The UN Security Council deplored the collapse of peace talks between South Sudan's warring factions, and once more threatened sanctions.
Peace talks held in Ethiopia, brokered by the east African regional bloc IGAD, have resulted in a string of broken ceasefires, and the last round of talks collapsed on March 7.
Since then, both sides have confirmed the outbreak of fresh fighting on several fronts in the country.
The Security Council has repeatedly threatened both sides with sanctions since the peace talks failed, although none has yet been imposed.
The Security Council expressed its "profound disappointment" that President Salva Kiir and his former deputy Riek Machar - whom he accuses of planning a coup - failed to agree on a deal to set up a transitional unity government.
"In this context, the Security Council reiterates its willingness to impose sanctions against those who threaten the peace, security or stability of South Sudan," the UN's international peace and security organ said in a unanimous declaration.
The punitive measures could include an arms embargo and the designation of senior officials "responsible for actions or policies that threaten the peace, security or stability of South Sudan," thus freezing their assets and barring them from travel, it added.
The Council accused Kiir and Machar of violating their obligations in pursuing hostilities.

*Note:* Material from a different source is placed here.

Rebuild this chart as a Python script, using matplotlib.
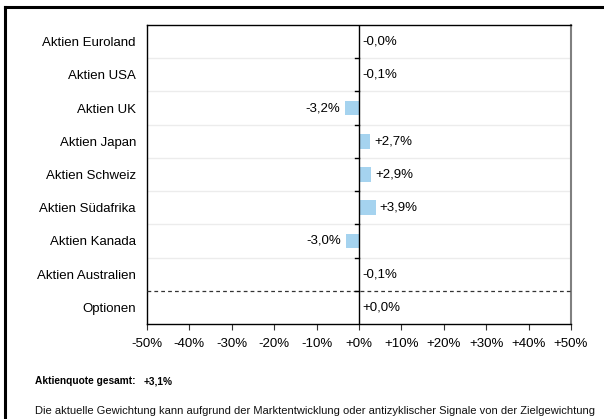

On March 3, the Security Council adopted a resolution to set up a sanctions regime that would punish those who block peace efforts with an assets freeze and global travel ban.
A panel of experts is due to help a sanctions committee, due to meet for the first time Wednesday, designate the relevant individuals and entities.
The UN Security Council pressed the African Union to make public "as soon as possible" a report by its commission of inquiry on South Sudan.